Supplied information =>
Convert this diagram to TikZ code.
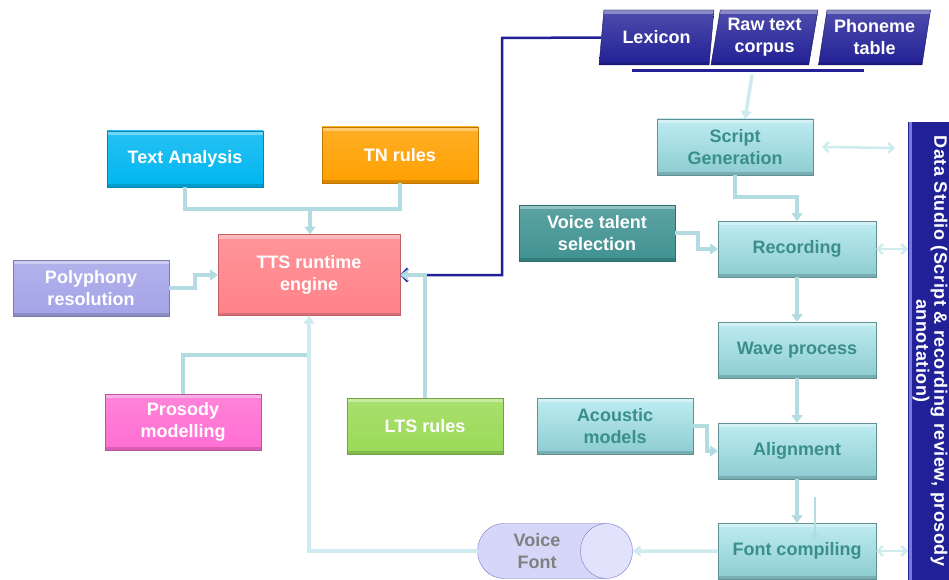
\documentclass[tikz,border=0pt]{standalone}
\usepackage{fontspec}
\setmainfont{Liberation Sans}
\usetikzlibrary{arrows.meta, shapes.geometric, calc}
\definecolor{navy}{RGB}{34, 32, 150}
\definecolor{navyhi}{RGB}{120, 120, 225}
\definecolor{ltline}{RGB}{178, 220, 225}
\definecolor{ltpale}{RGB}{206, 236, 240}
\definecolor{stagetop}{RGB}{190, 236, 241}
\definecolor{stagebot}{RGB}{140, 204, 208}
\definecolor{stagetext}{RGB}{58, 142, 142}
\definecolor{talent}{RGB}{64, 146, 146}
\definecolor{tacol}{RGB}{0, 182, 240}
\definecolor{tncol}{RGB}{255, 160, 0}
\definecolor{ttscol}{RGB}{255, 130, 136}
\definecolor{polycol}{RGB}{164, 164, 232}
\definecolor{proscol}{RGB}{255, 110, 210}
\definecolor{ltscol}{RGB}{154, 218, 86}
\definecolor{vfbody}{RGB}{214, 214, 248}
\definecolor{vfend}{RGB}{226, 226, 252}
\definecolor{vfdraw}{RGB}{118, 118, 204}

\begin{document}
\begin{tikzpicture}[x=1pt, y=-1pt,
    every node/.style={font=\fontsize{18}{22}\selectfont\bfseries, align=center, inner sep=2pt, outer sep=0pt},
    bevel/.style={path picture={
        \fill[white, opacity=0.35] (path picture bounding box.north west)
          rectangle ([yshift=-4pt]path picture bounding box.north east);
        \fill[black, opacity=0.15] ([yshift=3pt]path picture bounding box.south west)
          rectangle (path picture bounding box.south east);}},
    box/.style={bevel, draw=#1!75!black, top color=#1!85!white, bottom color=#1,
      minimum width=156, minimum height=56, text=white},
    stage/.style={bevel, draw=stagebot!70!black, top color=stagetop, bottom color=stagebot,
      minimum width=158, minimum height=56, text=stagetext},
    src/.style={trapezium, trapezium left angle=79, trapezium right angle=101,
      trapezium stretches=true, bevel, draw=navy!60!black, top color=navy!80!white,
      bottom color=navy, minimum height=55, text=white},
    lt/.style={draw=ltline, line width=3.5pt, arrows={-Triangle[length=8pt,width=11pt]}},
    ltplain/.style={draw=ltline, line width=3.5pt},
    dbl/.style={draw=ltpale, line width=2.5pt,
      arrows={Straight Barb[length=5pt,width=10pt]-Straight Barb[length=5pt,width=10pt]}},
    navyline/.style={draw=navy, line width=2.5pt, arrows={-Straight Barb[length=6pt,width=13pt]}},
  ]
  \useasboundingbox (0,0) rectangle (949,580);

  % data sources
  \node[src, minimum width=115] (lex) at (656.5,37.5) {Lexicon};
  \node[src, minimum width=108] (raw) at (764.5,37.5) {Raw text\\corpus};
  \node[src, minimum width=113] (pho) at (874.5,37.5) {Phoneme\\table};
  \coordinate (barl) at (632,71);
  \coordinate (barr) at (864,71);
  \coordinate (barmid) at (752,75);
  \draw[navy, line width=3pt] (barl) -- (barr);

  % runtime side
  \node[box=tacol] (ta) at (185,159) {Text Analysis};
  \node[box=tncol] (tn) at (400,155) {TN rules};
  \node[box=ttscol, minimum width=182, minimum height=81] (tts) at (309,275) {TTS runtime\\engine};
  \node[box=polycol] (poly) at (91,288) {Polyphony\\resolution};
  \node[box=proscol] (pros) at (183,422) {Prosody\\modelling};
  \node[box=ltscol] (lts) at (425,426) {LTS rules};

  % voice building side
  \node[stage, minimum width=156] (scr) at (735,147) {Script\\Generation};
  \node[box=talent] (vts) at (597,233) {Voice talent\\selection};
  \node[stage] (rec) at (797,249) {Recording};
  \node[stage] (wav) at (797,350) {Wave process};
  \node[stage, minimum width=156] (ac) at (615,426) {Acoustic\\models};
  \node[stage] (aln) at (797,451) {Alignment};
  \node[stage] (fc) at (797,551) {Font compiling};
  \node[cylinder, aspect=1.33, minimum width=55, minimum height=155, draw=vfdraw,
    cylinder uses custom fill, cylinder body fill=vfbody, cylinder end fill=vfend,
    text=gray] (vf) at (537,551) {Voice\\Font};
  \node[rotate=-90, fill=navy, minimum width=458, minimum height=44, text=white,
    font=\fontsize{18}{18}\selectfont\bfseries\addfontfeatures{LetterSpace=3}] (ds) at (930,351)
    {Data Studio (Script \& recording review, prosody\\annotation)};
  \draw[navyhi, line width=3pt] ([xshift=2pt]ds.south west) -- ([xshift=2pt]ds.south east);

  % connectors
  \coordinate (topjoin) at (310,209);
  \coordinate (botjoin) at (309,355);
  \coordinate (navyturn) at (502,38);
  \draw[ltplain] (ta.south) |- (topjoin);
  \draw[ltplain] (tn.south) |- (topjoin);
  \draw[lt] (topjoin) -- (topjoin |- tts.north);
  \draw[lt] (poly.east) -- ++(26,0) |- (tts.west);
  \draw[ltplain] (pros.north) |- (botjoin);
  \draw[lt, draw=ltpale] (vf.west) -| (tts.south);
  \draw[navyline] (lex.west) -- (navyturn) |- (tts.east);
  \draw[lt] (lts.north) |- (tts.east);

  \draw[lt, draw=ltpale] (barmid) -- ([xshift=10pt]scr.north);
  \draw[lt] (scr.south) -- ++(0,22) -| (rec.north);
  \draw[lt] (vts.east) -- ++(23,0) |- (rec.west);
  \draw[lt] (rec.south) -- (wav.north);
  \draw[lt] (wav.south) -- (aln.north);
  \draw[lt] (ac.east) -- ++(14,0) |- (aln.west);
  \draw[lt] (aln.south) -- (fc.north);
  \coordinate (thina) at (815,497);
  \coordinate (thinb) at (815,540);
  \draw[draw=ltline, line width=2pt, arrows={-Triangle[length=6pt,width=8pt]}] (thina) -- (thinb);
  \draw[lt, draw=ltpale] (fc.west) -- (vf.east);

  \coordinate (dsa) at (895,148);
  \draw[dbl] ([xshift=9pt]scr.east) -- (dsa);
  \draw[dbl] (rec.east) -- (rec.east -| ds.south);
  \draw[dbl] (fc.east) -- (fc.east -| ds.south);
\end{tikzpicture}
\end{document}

Aim of the task =>
Exclude the pictures, and transcribe all of the material exactly.

Solved problem =>
Convert this diagram to TikZ code.
\documentclass[tikz,border=0pt]{standalone}
\usepackage{fontspec}
\setmainfont{Liberation Sans}
\usetikzlibrary{arrows.meta, shapes.geometric, calc}
\definecolor{navy}{RGB}{34, 32, 150}
\definecolor{navyhi}{RGB}{120, 120, 225}
\definecolor{ltline}{RGB}{178, 220, 225}
\definecolor{ltpale}{RGB}{206, 236, 240}
\definecolor{stagetop}{RGB}{190, 236, 241}
\definecolor{stagebot}{RGB}{140, 204, 208}
\definecolor{stagetext}{RGB}{58, 142, 142}
\definecolor{talent}{RGB}{64, 146, 146}
\definecolor{tacol}{RGB}{0, 182, 240}
\definecolor{tncol}{RGB}{255, 160, 0}
\definecolor{ttscol}{RGB}{255, 130, 136}
\definecolor{polycol}{RGB}{164, 164, 232}
\definecolor{proscol}{RGB}{255, 110, 210}
\definecolor{ltscol}{RGB}{154, 218, 86}
\definecolor{vfbody}{RGB}{214, 214, 248}
\definecolor{vfend}{RGB}{226, 226, 252}
\definecolor{vfdraw}{RGB}{118, 118, 204}

\begin{document}
\begin{tikzpicture}[x=1pt, y=-1pt,
    every node/.style={font=\fontsize{18}{22}\selectfont\bfseries, align=center, inner sep=2pt, outer sep=0pt},
    bevel/.style={path picture={
        \fill[white, opacity=0.35] (path picture bounding box.north west)
          rectangle ([yshift=-4pt]path picture bounding box.north east);
        \fill[black, opacity=0.15] ([yshift=3pt]path picture bounding box.south west)
          rectangle (path picture bounding box.south east);}},
    box/.style={bevel, draw=#1!75!black, top color=#1!85!white, bottom color=#1,
      minimum width=156, minimum height=56, text=white},
    stage/.style={bevel, draw=stagebot!70!black, top color=stagetop, bottom color=stagebot,
      minimum width=158, minimum height=56, text=stagetext},
    src/.style={trapezium, trapezium left angle=79, trapezium right angle=101,
      trapezium stretches=true, bevel, draw=navy!60!black, top color=navy!80!white,
      bottom color=navy, minimum height=55, text=white},
    lt/.style={draw=ltline, line width=3.5pt, arrows={-Triangle[length=8pt,width=11pt]}},
    ltplain/.style={draw=ltline, line width=3.5pt},
    dbl/.style={draw=ltpale, line width=2.5pt,
      arrows={Straight Barb[length=5pt,width=10pt]-Straight Barb[length=5pt,width=10pt]}},
    navyline/.style={draw=navy, line width=2.5pt, arrows={-Straight Barb[length=6pt,width=13pt]}},
  ]
  \useasboundingbox (0,0) rectangle (949,580);

  % data sources
  \node[src, minimum width=115] (lex) at (656.5,37.5) {Lexicon};
  \node[src, minimum width=108] (raw) at (764.5,37.5) {Raw text\\corpus};
  \node[src, minimum width=113] (pho) at (874.5,37.5) {Phoneme\\table};
  \coordinate (barl) at (632,71);
  \coordinate (barr) at (864,71);
  \coordinate (barmid) at (752,75);
  \draw[navy, line width=3pt] (barl) -- (barr);

  % runtime side
  \node[box=tacol] (ta) at (185,159) {Text Analysis};
  \node[box=tncol] (tn) at (400,155) {TN rules};
  \node[box=ttscol, minimum width=182, minimum height=81] (tts) at (309,275) {TTS runtime\\engine};
  \node[box=polycol] (poly) at (91,288) {Polyphony\\resolution};
  \node[box=proscol] (pros) at (183,422) {Prosody\\modelling};
  \node[box=ltscol] (lts) at (425,426) {LTS rules};

  % voice building side
  \node[stage, minimum width=156] (scr) at (735,147) {Script\\Generation};
  \node[box=talent] (vts) at (597,233) {Voice talent\\selection};
  \node[stage] (rec) at (797,249) {Recording};
  \node[stage] (wav) at (797,350) {Wave process};
  \node[stage, minimum width=156] (ac) at (615,426) {Acoustic\\models};
  \node[stage] (aln) at (797,451) {Alignment};
  \node[stage] (fc) at (797,551) {Font compiling};
  \node[cylinder, aspect=1.33, minimum width=55, minimum height=155, draw=vfdraw,
    cylinder uses custom fill, cylinder body fill=vfbody, cylinder end fill=vfend,
    text=gray] (vf) at (537,551) {Voice\\Font};
  \node[rotate=-90, fill=navy, minimum width=458, minimum height=44, text=white,
    font=\fontsize{18}{18}\selectfont\bfseries\addfontfeatures{LetterSpace=3}] (ds) at (930,351)
    {Data Studio (Script \& recording review, prosody\\annotation)};
  \draw[navyhi, line width=3pt] ([xshift=2pt]ds.south west) -- ([xshift=2pt]ds.south east);

  % connectors
  \coordinate (topjoin) at (310,209);
  \coordinate (botjoin) at (309,355);
  \coordinate (navyturn) at (502,38);
  \draw[ltplain] (ta.south) |- (topjoin);
  \draw[ltplain] (tn.south) |- (topjoin);
  \draw[lt] (topjoin) -- (topjoin |- tts.north);
  \draw[lt] (poly.east) -- ++(26,0) |- (tts.west);
  \draw[ltplain] (pros.north) |- (botjoin);
  \draw[lt, draw=ltpale] (vf.west) -| (tts.south);
  \draw[navyline] (lex.west) -- (navyturn) |- (tts.east);
  \draw[lt] (lts.north) |- (tts.east);

  \draw[lt, draw=ltpale] (barmid) -- ([xshift=10pt]scr.north);
  \draw[lt] (scr.south) -- ++(0,22) -| (rec.north);
  \draw[lt] (vts.east) -- ++(23,0) |- (rec.west);
  \draw[lt] (rec.south) -- (wav.north);
  \draw[lt] (wav.south) -- (aln.north);
  \draw[lt] (ac.east) -- ++(14,0) |- (aln.west);
  \draw[lt] (aln.south) -- (fc.north);
  \coordinate (thina) at (815,497);
  \coordinate (thinb) at (815,540);
  \draw[draw=ltline, line width=2pt, arrows={-Triangle[length=6pt,width=8pt]}] (thina) -- (thinb);
  \draw[lt, draw=ltpale] (fc.west) -- (vf.east);

  \coordinate (dsa) at (895,148);
  \draw[dbl] ([xshift=9pt]scr.east) -- (dsa);
  \draw[dbl] (rec.east) -- (rec.east -| ds.south);
  \draw[dbl] (fc.east) -- (fc.east -| ds.south);
\end{tikzpicture}
\end{document}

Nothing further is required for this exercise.